Some familiar products were never intended for ordinary consumers. Air-conditioning was invented in 1902 to de-humidify warehouse stocks of paper. The first Airfix model in 1948 was a promotional replica of a Fergusson tractor.
Discovery by chance is rare. Even Christopher Cockerell's tinkering with tin cans and a vacuum-cleaner had nothing random about it. He knew what he was looking for. But when his dream, the Hovercraft, emerged, it nearly did not get off the ground, thanks to tired minds asking 'What is it?'
Aircraft companies smirked that it was not an aircraft, shipping companies chortled that it was not a ship. It languished on the Ministry of Defence's 'secret' list for more than a year because brass hats thought it might be something military.
In the century of the industrial design team, the Cockerell-type lone inventor is not completely extinct. Typewriter correction fluid was invented by a 17-year-old Dallas secretary (and rotten typist), Bette Nesmith Graham, whose other claim to fame was as mother of a member of the Monkees pop group, Michael Nesmith. She adapted the tempera waterbase paint she had seen signwriters use.

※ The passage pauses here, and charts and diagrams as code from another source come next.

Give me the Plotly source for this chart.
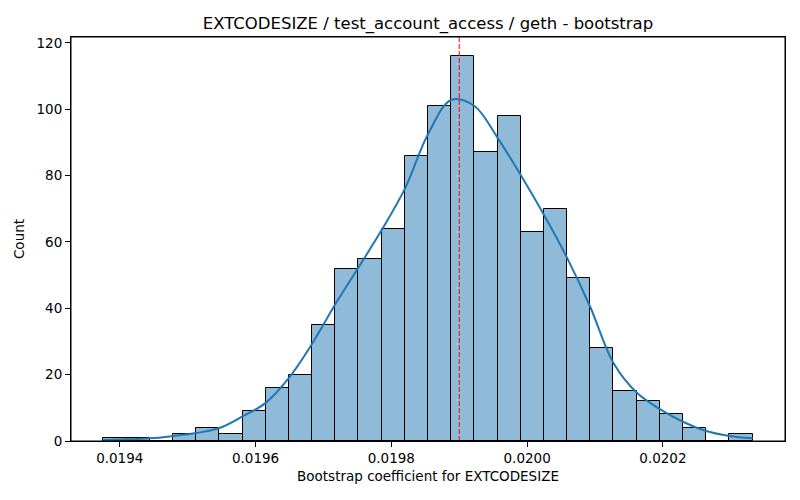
import numpy as np
import plotly.graph_objects as go

# bootstrap histogram (28 bins between min and max of the samples)
data_min = 0.019376
data_max = 0.020332
counts = [1, 1, 0, 2, 4, 2, 9, 16, 20, 35, 52, 55, 64, 86,
          101, 116, 87, 98, 63, 70, 49, 28, 15, 12, 8, 4, 0, 2]

# kde curve read at the bin edges (in counts)
kde_counts = [0.3, 0.5, 0.8, 1.5, 2.4, 3.9, 7.4, 11.5, 19.0, 29.3, 41.2, 52.3,
              63.6, 76.0, 92.5, 102.8, 101.0, 91.4, 80.2, 68.2, 55.2, 40.4,
              23.5, 14.6, 9.6, 5.8, 3.0, 1.5, 0.8]

point_estimate = 0.01990
x_ticks = [0.0194, 0.0196, 0.0198, 0.0200, 0.0202]
y_ticks = [0, 20, 40, 60, 80, 100, 120]

edges = np.linspace(data_min, data_max, len(counts) + 1)
centers = (edges[:-1] + edges[1:]) / 2
bin_w = edges[1] - edges[0]

fig = go.Figure()
fig.add_trace(go.Bar(x=centers, y=counts, width=bin_w,
                     marker=dict(color="rgba(31,119,180,0.5)",
                                 line=dict(color="black", width=1)),
                     showlegend=False, hoverinfo="x+y"))
fig.add_trace(go.Scatter(x=edges, y=kde_counts, mode="lines",
                         line=dict(color="#1f77b4", width=2, shape="spline"),
                         showlegend=False))
fig.add_shape(type="line", x0=point_estimate, x1=point_estimate, y0=0, y1=1,
              xref="x", yref="paper", layer="above",
              line=dict(color="red", width=1, dash="5px,2px"))
# axes frame (matplotlib style box)
fig.add_shape(type="rect", xref="paper", yref="paper", x0=0, y0=0, x1=1, y1=1,
              layer="above", line=dict(color="black", width=1))

pad = (data_max - data_min) * 0.05
axis_style = dict(showline=True, mirror=True, linecolor="black", linewidth=1,
                  ticks="outside", ticklen=5, tickcolor="black",
                  showgrid=False, zeroline=False,
                  tickfont=dict(size=13.5, color="black"))

fig.update_xaxes(range=[data_min - pad, data_max + pad], tickvals=x_ticks,
                 ticktext=["%.4f" % t for t in x_ticks],
                 title=dict(text="Bootstrap coefficient for EXTCODESIZE",
                            font=dict(size=13.5, color="black"), standoff=6),
                 **axis_style)
fig.update_yaxes(range=[0, max(counts) * 1.05], tickvals=y_ticks,
                 title=dict(text="Count", font=dict(size=13.5, color="black"),
                            standoff=8),
                 **axis_style)

fig.update_layout(
    width=800, height=500,
    margin=dict(l=71, r=15, t=37, b=59),
    paper_bgcolor="white", plot_bgcolor="white",
    font=dict(family="DejaVu Sans", color="black"),
    title=dict(text="EXTCODESIZE / test_account_access / geth - bootstrap",
               x=0.5, xref="paper", y=1 - 23 / 500, yref="container",
               yanchor="middle", font=dict(size=16.5, color="black")),
    bargap=0,
)

# page margin would shift the plot by 8px
fig.write_html("out.html", config={"displayModeBar": False},
               post_script="document.body.style.margin='0';")
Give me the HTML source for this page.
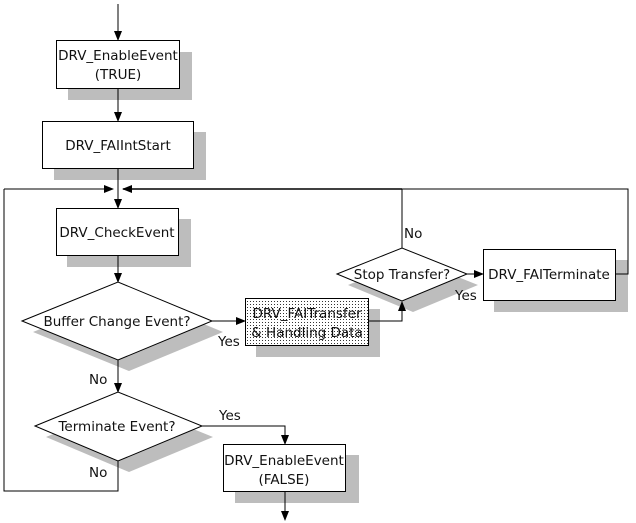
<!DOCTYPE html>
<html><head><meta charset="utf-8"><style>
html,body{margin:0;padding:0;background:#fff;}
svg{display:block;}
text{font-family:"DejaVu Sans","Liberation Sans",sans-serif;font-size:13.5px;fill:#111;}
</style></head><body>
<svg width="636" height="523" viewBox="0 0 636 523" xmlns="http://www.w3.org/2000/svg">
<defs>
<pattern id="dots" width="3" height="3" patternUnits="userSpaceOnUse">
<rect width="3" height="3" fill="#fff"/><rect x="1" y="1" width="1" height="1" fill="#333"/>
</pattern>
<marker id="ar" markerWidth="10" markerHeight="8" refX="9" refY="4" orient="auto" markerUnits="userSpaceOnUse">
<path d="M0,0 L10,4 L0,8 z" fill="#000"/>
</marker>
</defs>
<g fill="#bdbdbd">
<rect x="68" y="52" width="124" height="48"/>
<rect x="54" y="132" width="152" height="48"/>
<rect x="67" y="219" width="124" height="48"/>
<polygon points="33,332 129,293 223,332 129,371"/>
<rect x="256" y="309" width="124" height="48"/>
<polygon points="348,285 413,259 478,285 413,312"/>
<rect x="494" y="260" width="134" height="52"/>
<polygon points="46,437 129,403 213,437 129,472"/>
<rect x="235" y="455" width="124" height="48"/>
</g>
<g fill="none" stroke="#000" stroke-width="1">
<line x1="118" y1="4" x2="118" y2="40" marker-end="url(#ar)"/>
<line x1="118" y1="88" x2="118" y2="121" marker-end="url(#ar)"/>
<line x1="118" y1="168" x2="118" y2="208" marker-end="url(#ar)"/>
<polyline points="4,189 4,491 118,491 118,461"/>
<line x1="4" y1="189" x2="113" y2="189" marker-end="url(#ar)"/>
<polyline points="615,274 628,274 628,189 402,189"/>
<line x1="402" y1="189" x2="123" y2="189" stroke-width="1.5" marker-end="url(#ar)"/>
<line x1="402" y1="189" x2="402" y2="248"/>
<line x1="118" y1="255" x2="118" y2="282" marker-end="url(#ar)"/>
<line x1="212" y1="321" x2="245" y2="321" marker-end="url(#ar)"/>
<polyline points="368,321 402,321 402,302" marker-end="url(#ar)"/>
<line x1="467" y1="274" x2="483" y2="274" marker-end="url(#ar)"/>
<line x1="118" y1="360" x2="118" y2="392" marker-end="url(#ar)"/>
<polyline points="202,426 285,426 285,444" marker-end="url(#ar)"/>
<line x1="285" y1="491" x2="285" y2="520" marker-end="url(#ar)"/>
</g>
<g stroke="#000" stroke-width="1">
<rect x="56.5" y="40.5" width="123" height="48" fill="#fff"/>
<rect x="42.5" y="121.5" width="151" height="47" fill="#fff"/>
<rect x="56.5" y="208.5" width="122" height="47" fill="#fff"/>
<polygon points="22,321 118,282 212,321 118,360" fill="#fff"/>
<rect x="245.5" y="298.5" width="123" height="47" fill="url(#dots)"/>
<polygon points="337,274 402,248 467,274 402,301" fill="#fff"/>
<rect x="483.5" y="249.5" width="132" height="51" fill="#fff"/>
<polygon points="35,426 118,392 202,426 118,461" fill="#fff"/>
<rect x="223.5" y="444.5" width="122" height="47" fill="#fff"/>
</g>
<g text-anchor="middle">
<text x="118" y="60">DRV_EnableEvent</text>
<text x="118" y="79">(TRUE)</text>
<text x="118" y="150">DRV_FAIIntStart</text>
<text x="117" y="237">DRV_CheckEvent</text>
<text x="117" y="326">Buffer Change Event?</text>
<text x="307" y="318">DRV_FAITransfer</text>
<text x="307" y="337">&amp; Handling Data</text>
<text x="402" y="279">Stop Transfer?</text>
<text x="549" y="279">DRV_FAITerminate</text>
<text x="117" y="431">Terminate Event?</text>
<text x="284" y="465">DRV_EnableEvent</text>
<text x="284" y="484">(FALSE)</text>
</g>
<text x="218" y="346">Yes</text>
<text x="455" y="300">Yes</text>
<text x="404" y="238">No</text>
<text x="89" y="384">No</text>
<text x="219" y="420">Yes</text>
<text x="89" y="477">No</text>
</svg>
</body></html>
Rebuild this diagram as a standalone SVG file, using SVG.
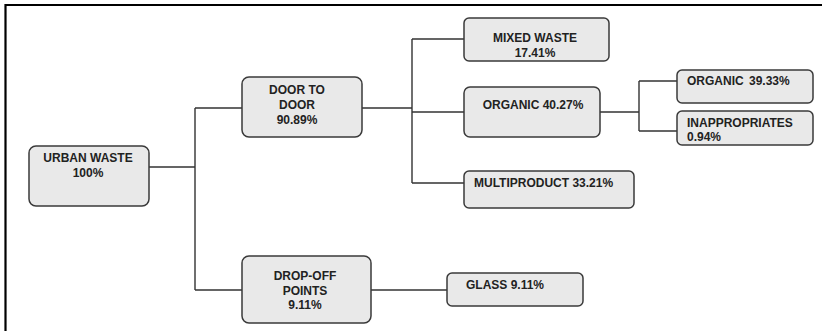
<svg xmlns="http://www.w3.org/2000/svg" width="822" height="331" viewBox="0 0 822 331">
<style>
.box{fill:#e9e9e9;stroke:#3a3a3a;stroke-width:1.5}
.t{font-family:"Liberation Sans",Arial,sans-serif;font-weight:bold;font-size:12px;fill:#222}
.m{text-anchor:middle}
.c{fill:none;stroke:#333;stroke-width:1.4}
</style>
<rect width="822" height="331" fill="#fff"/>
<path d="M5.5,331 V5 H822" fill="none" stroke="#000" stroke-width="2.2"/>
<g id="connectors" class="c">
<path d="M149,167 H195 M195,108 V290 M195,108 H242 M195,290 H242"/>
<path d="M362,108 H412 M412,39 V183 M412,39 H464 M412,112 H464 M412,183 H464"/>
<path d="M600,112 H639 M639,81 V131 M639,81 H677 M639,131 H677"/>
<path d="M371,290 H447"/>
</g>
<g id="urban-waste"><rect class="box" x="29" y="146" width="120" height="60" rx="7"/>
<text class="t m" x="88" y="162">URBAN WASTE</text><text class="t m" x="88" y="177">100%</text></g>
<g id="door-to-door"><rect class="box" x="242" y="77" width="120" height="60" rx="7"/>
<text class="t m" x="297" y="94">DOOR TO</text><text class="t m" x="297" y="109">DOOR</text><text class="t m" x="297" y="124">90.89%</text></g>
<g id="drop-off"><rect class="box" x="242" y="256" width="129" height="67" rx="7"/>
<text class="t m" x="305" y="280">DROP-OFF</text><text class="t m" x="305" y="295">POINTS</text><text class="t m" x="305" y="309">9.11%</text></g>
<g id="mixed-waste"><rect class="box" x="464" y="18" width="145" height="43" rx="5"/>
<text class="t m" x="535" y="42">MIXED WASTE</text><text class="t m" x="535" y="57">17.41%</text></g>
<g id="organic"><rect class="box" x="464" y="87" width="136" height="50" rx="6"/>
<text class="t m" x="533" y="109">ORGANIC 40.27%</text></g>
<g id="multiproduct"><rect class="box" x="464" y="171" width="170" height="37" rx="5"/>
<text class="t" x="474" y="187">MULTIPRODUCT 33.21%</text></g>
<g id="organic-2"><rect class="box" x="677" y="70" width="136" height="33" rx="5"/>
<text class="t" x="687" y="85">ORGANIC</text><text class="t" x="749" y="85">39.33%</text></g>
<g id="inappropriates"><rect class="box" x="677" y="111" width="136" height="34" rx="5"/>
<text class="t" x="687" y="127">INAPPROPRIATES</text><text class="t" x="687" y="141">0.94%</text></g>
<g id="glass"><rect class="box" x="447" y="273" width="136" height="33" rx="5"/>
<text class="t" x="466" y="289">GLASS 9.11%</text></g>
</svg>
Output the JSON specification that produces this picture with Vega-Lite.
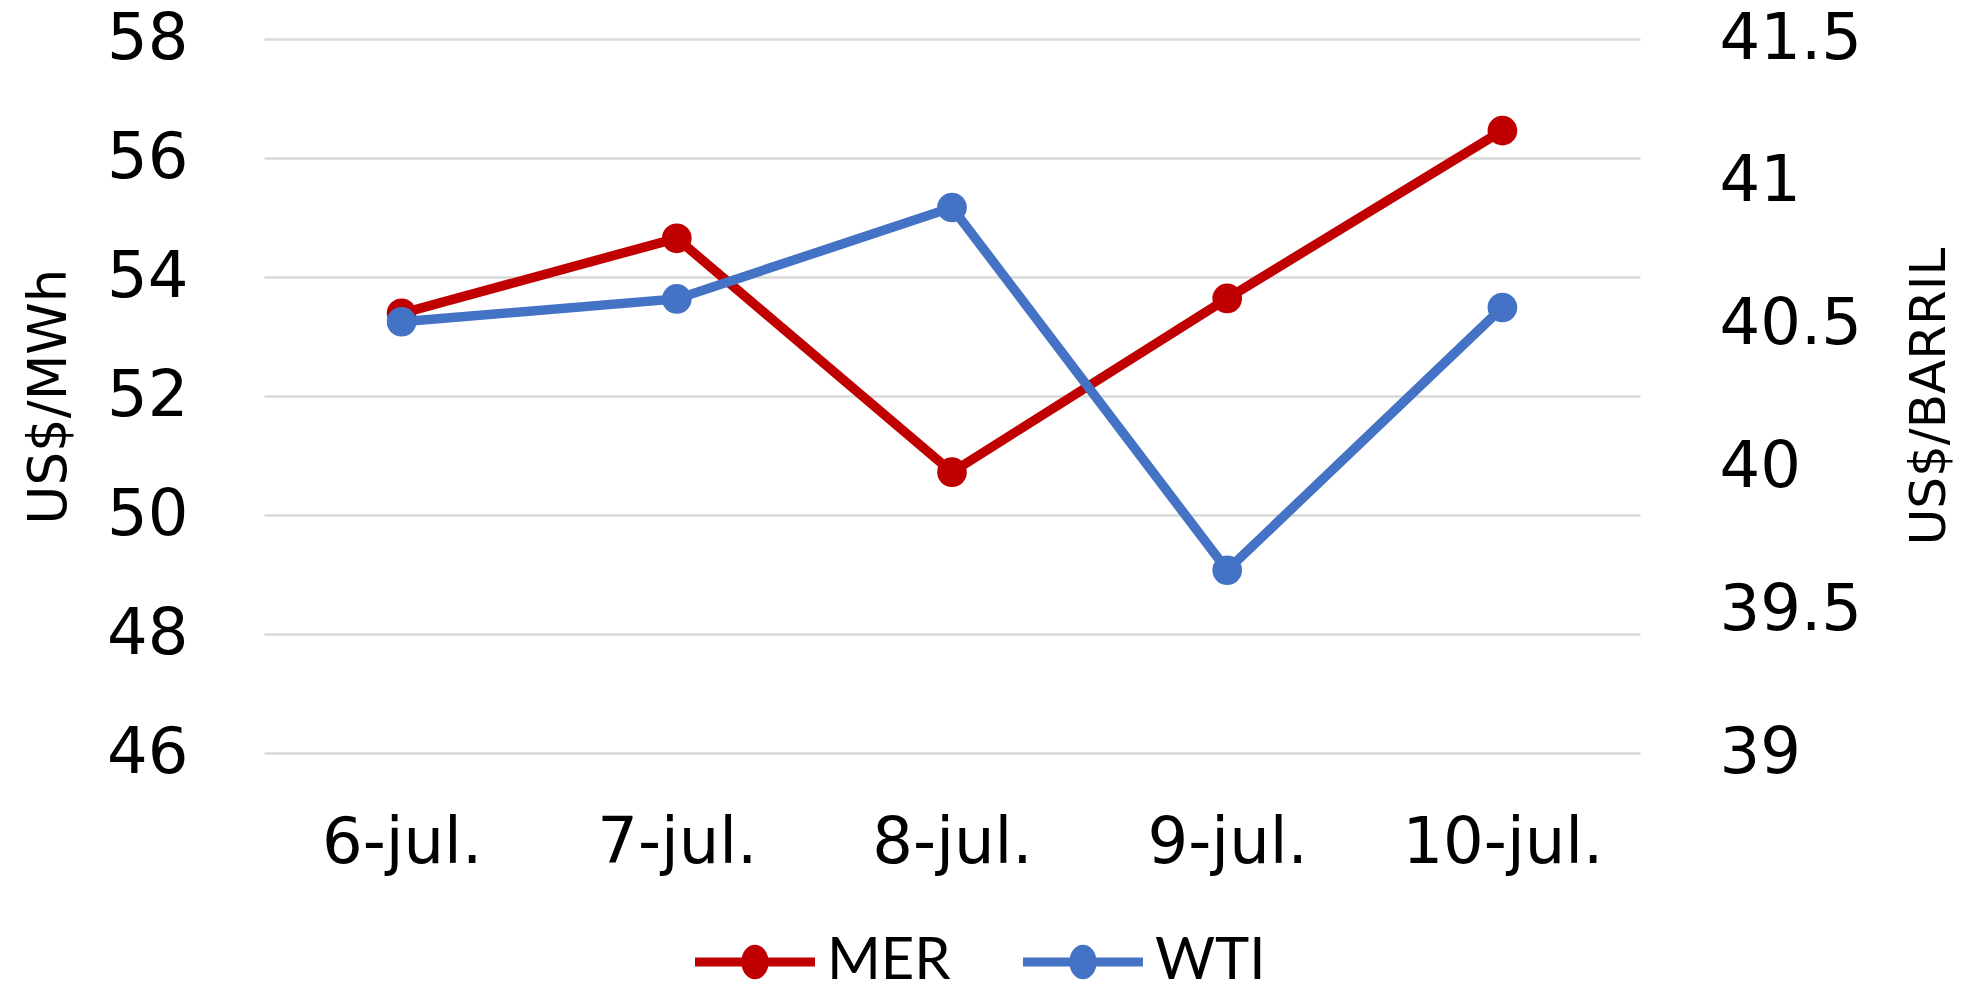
{
  "$schema": "https://vega.github.io/schema/vega-lite/v6.json",
  "autosize": "none",
  "width": 1376,
  "height": 714,
  "padding": {"left": 264, "top": 39, "right": 324, "bottom": 242},
  "background": "white",
  "data": {
    "values": [
      {"date": "6-jul.", "series": "MER", "value": 53.39},
      {"date": "7-jul.", "series": "MER", "value": 54.65},
      {"date": "8-jul.", "series": "MER", "value": 50.72},
      {"date": "9-jul.", "series": "MER", "value": 53.64},
      {"date": "10-jul.", "series": "MER", "value": 56.46},
      {"date": "6-jul.", "series": "WTI", "value": 40.51},
      {"date": "7-jul.", "series": "WTI", "value": 40.59},
      {"date": "8-jul.", "series": "WTI", "value": 40.91},
      {"date": "9-jul.", "series": "WTI", "value": 39.64},
      {"date": "10-jul.", "series": "WTI", "value": 40.56}
    ]
  },
  "encoding": {
    "x": {
      "field": "date",
      "type": "nominal",
      "sort": null,
      "scale": {"type": "point", "padding": 0.5},
      "axis": {
        "title": null,
        "labelAngle": 0,
        "labelFont": "DejaVu Sans",
        "labelFontSize": 64,
        "labelColor": "#000000",
        "labelPadding": 58,
        "labelLimit": 500,
        "domain": false,
        "ticks": false,
        "grid": false
      }
    },
    "color": {
      "field": "series",
      "type": "nominal",
      "scale": {"domain": ["MER", "WTI"], "range": ["#C00000", "#4472C4"]},
      "legend": {
        "title": null,
        "orient": "none",
        "legendX": 461,
        "legendY": 893,
        "padding": 0,
        "direction": "horizontal",
        "labelFont": "Lato",
        "labelFontSize": 58,
        "labelColor": "#000000",
        "labelOffset": 42,
        "labelLimit": 500,
        "columnPadding": 72,
        "symbolType": "M-2,-0.15 H2 V0.15 H-2 Z M-0.456,0 A0.456,0.575 0 1,1 0.456,0 A0.456,0.575 0 1,1 -0.456,0 Z",
        "symbolSize": 3600,
        "symbolStrokeWidth": 0,
        "symbolOpacity": 1
      }
    }
  },
  "layer": [
    {
      "transform": [{"filter": "datum.series === 'MER'"}],
      "mark": {"type": "line", "strokeWidth": 9.5, "point": {"filled": true, "size": 880, "opacity": 1}},
      "encoding": {
        "y": {
          "field": "value",
          "type": "quantitative",
          "scale": {"domain": [46, 58], "nice": false, "zero": false},
          "axis": {
            "orient": "left",
            "title": "US$/MWh",
            "titleFont": "DejaVu Sans",
            "titleFontSize": 53,
            "titleFontWeight": "normal",
            "titleColor": "#000000",
            "titlePadding": 30,
            "values": [46, 48, 50, 52, 54, 56, 58],
            "labelFont": "DejaVu Sans",
            "labelFontSize": 64,
            "labelColor": "#000000",
            "labelPadding": 76,
            "domain": false,
            "ticks": false,
            "grid": true,
            "gridColor": "#d9d9d9",
            "gridWidth": 2.5
          }
        }
      }
    },
    {
      "transform": [{"filter": "datum.series === 'WTI'"}],
      "mark": {"type": "line", "strokeWidth": 9.5, "point": {"filled": true, "size": 880, "opacity": 1}},
      "encoding": {
        "y": {
          "field": "value",
          "type": "quantitative",
          "scale": {"domain": [39, 41.5], "nice": false, "zero": false},
          "axis": {
            "orient": "right",
            "title": "US$/BARRIL",
            "titleFont": "DejaVu Sans",
            "titleFontSize": 50,
            "titleFontWeight": "normal",
            "titleColor": "#000000",
            "titleAngle": 270,
            "titlePadding": 114,
            "values": [39, 39.5, 40, 40.5, 41, 41.5],
            "format": ".1~f",
            "labelFont": "DejaVu Sans",
            "labelFontSize": 64,
            "labelColor": "#000000",
            "labelPadding": 79,
            "domain": false,
            "ticks": false,
            "grid": false
          }
        }
      }
    }
  ],
  "resolve": {"scale": {"y": "independent"}},
  "config": {"view": {"stroke": null}}
}
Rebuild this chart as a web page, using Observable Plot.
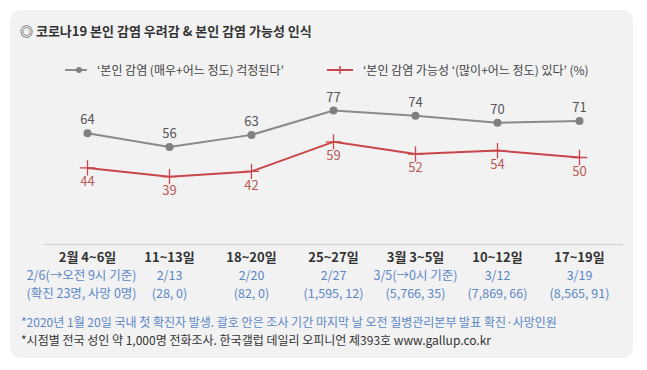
<!DOCTYPE html>
<html><head><meta charset="utf-8">
<script src="https://cdn.jsdelivr.net/npm/d3@7"></script>
<script src="https://cdn.jsdelivr.net/npm/@observablehq/plot@0.6"></script>
<style>
body{margin:0;background:#fff;font-family:"Noto Sans CJK KR","Noto Sans",sans-serif;}
#wrap{position:relative;width:647px;height:370px;overflow:hidden;}
#panel{position:absolute;left:10px;top:10px;width:623px;height:348px;background:#f2f2f2;border-radius:10px;}
#title{position:absolute;left:20px;top:21px;font-size:13px;font-weight:bold;color:#333;white-space:nowrap;}
.leg{position:absolute;top:61px;font-size:12px;color:#444;white-space:nowrap;display:flex;align-items:center;}
.leg svg{margin-right:10px;}
#chart{position:absolute;left:0;top:0;}
.foot{position:absolute;left:21px;font-size:12px;white-space:nowrap;}
</style></head>
<body><div id="wrap">
<div id="panel"></div>
<div id="chart"></div>
<div id="title">◎ 코로나19 본인 감염 우려감 &amp; 본인 감염 가능성 인식</div>
<div class="leg" style="left:65px"><svg width="22" height="10"><line x1="0" y1="5" x2="22" y2="5" stroke="#8c8c8c" stroke-width="2"/><circle cx="14" cy="5" r="3" fill="#808080"/></svg><span id="leg1"></span></div>
<div class="leg" style="left:327px"><svg width="26" height="10"><line x1="0" y1="5" x2="26" y2="5" stroke="#c8474a" stroke-width="2"/><line x1="13" y1="1" x2="13" y2="9" stroke="#c8474a" stroke-width="1.5"/></svg><span id="leg2"></span></div>
<div class="foot" id="f1" style="top:313px;color:#5b87c7"></div>
<div class="foot" id="f2" style="top:331px;color:#333"></div>
</div>
<script>
const periods = ["2월 4~6일","11~13일","18~20일","25~27일","3월 3~5일","10~12일","17~19일"];
const dates = ["2/6(→오전 9시 기준)","2/13","2/20","2/27","3/5(→0시 기준)","3/12","3/19"];
const counts = ["(확진 23명, 사망 0명)","(28, 0)","(82, 0)","(1,595, 12)","(5,766, 35)","(7,869, 66)","(8,565, 91)"];
const worry = [64,56,63,77,74,70,71];
const possible = [44,39,42,59,52,54,50];
const seriesNames = ["‘본인 감염 (매우+어느 정도) 걱정된다’","‘본인 감염 가능성 ‘(많이+어느 정도) 있다’ (%)"];
const notes = ["*2020년 1월 20일 국내 첫 확진자 발생. 괄호 안은 조사 기간 마지막 날 오전 질병관리본부 발표 확진·사망인원",
               "*시점별 전국 성인 약 1,000명 전화조사. 한국갤럽 데일리 오피니언 제393호 www.gallup.co.kr"];

document.getElementById("leg1").textContent = seriesNames[0];
document.getElementById("leg2").textContent = seriesNames[1];
document.getElementById("f1").textContent = notes[0];
document.getElementById("f2").textContent = notes[1];

const rows = periods.map((p,i)=>({p, d:dates[i], c:counts[i], w:worry[i], v:possible[i], i}));
const gray = "#8a8a8a", red = "#c8474a";
const font = "'Noto Sans CJK KR','Noto Sans',sans-serif";
const first = rows.filter(r=>r.i===0), rest = rows.filter(r=>r.i>0);

const chart = Plot.plot({
  width: 647, height: 370,
  marginTop: 70, marginBottom: 126, marginLeft: 43, marginRight: 24,
  style: {background: "transparent", fontFamily: font},
  x: {type: "band", domain: periods, padding: 0, axis: null},
  y: {domain: [0, 100], axis: null},
  marks: [
    Plot.ruleY([0], {stroke: "#d6d6d6", strokeWidth: 1.5}),
    Plot.lineY(rows, {x: "p", y: "w", stroke: gray, strokeWidth: 2}),
    Plot.dot(rows, {x: "p", y: "w", r: 4, fill: "#808080"}),
    Plot.lineY(rows, {x: "p", y: "v", stroke: red, strokeWidth: 2}),
    Plot.dot(rows, {x: "p", y: "v", symbol: "plus", r: 5, stroke: red, strokeWidth: 1.3, fill: "none"}),
    Plot.text(rows, {x: "p", y: "w", text: d=>String(d.w), dy: -13, fill: "#555", fontSize: 13}),
    Plot.text(rows, {x: "p", y: "v", text: d=>String(d.v), dy: 14, fill: "#b85a56", fontSize: 13}),
    Plot.text(rows, {x: "p", text: "p", frameAnchor: "bottom", dy: 17, fill: "#333", fontSize: 13, fontWeight: "bold"}),
    Plot.text(rest, {x: "p", text: "d", frameAnchor: "bottom", dy: 35, fill: "#5b87c7", fontSize: 12.5}),
    Plot.text(rest, {x: "p", text: "c", frameAnchor: "bottom", dy: 53, fill: "#5b87c7", fontSize: 12.5}),
    Plot.text(first, {x: "p", text: "d", frameAnchor: "bottom", dy: 35, dx: -6, fill: "#5b87c7", fontSize: 12.5}),
    Plot.text(first, {x: "p", text: "c", frameAnchor: "bottom", dy: 53, dx: -6, fill: "#5b87c7", fontSize: 12.5})
  ]
});
document.getElementById("chart").appendChild(chart);
</script>
</body></html>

Her kitchen became a laboratory and her garage a bottling plant. IBM rejected her invention.
Other 20th-century products have been slow to catch on, not because of rejection but because early versions were no good - or downright dangerous. Electric blankets were responsible for 2,600 fire insurance claims in 1956 and killed 20 people over a three-year period. Disposable paper nappies, now with more than 90 per cent of the nappy market in most developed countries, had only 1 per cent in 1956, and for good reason: they were expensive and leaked. Procter and Gamble's original design, worn inside plastic pants, was launched that year in Dallas, where the 93F air temperature gave heat rash to the plastic-wrapped babies.
The 20th century's least acclaimed designer product is probably the Boy Scout. The movement's founder, Robert Baden- Powell, had despaired at the sight of 'thousands of boys and young men, pale, narrow-chested, hunched-up, miserable specimens, smoking endless cigarettes'. Come back, BP, all is forgiven. Mr Tibballs points out that, for 20th-century shirkers, the only place worse than a Scout troop was in another of the century's inventions, the holiday camp. He writes that the only thing missing from the first, Dodd's Socialist Holiday Camp at Caister-on-Sea, Norfolk, in 1906, was the prefix 'concentration'. Campers under canvas were fined sixpence for untidiness, and expelled if caught talking after 11pm.
The century has shown two ways in which innovation can be made to blossom. First, a single technological advance can enable development in a multitude of products. Kitchen appliances awaited the electric motor, consumer technology (radios, mobile phones) took off with the transistor, detergent made possible battalions of automatic washing appliances. And, of course, there was frozen food.
The other way is to start a war. The two world wars - and the Suez conflict - have been the biggest impetus for the inventions in Mr Tibballs's book: the aerosol, ballpoint pen, bikini (wartime fabric rationing), Dettol, Doc Martens boots (made from war-surplus sponge rubber), Durex (output tripled when German condom supplies were cut off), Harpic (originally made from First World War acid waste), the Mini car (Suez petrol rationing), soft paper tissue, soya meat, T-shirt (US Navy issue after Pearl Harbor, on account of its 'greater sweat absorption'), zip - and Spam, Mr Tibballs's favourite 20th-century invention, 'mocked, reviled, but a foundation of Allied victory'.
I will settle for a light-brown Smartie. Packaging collector Robert Opie says there should still be some around, five years after their demise. Readers who send me samples are assured their contributions will not be put on display. I shall eat every one.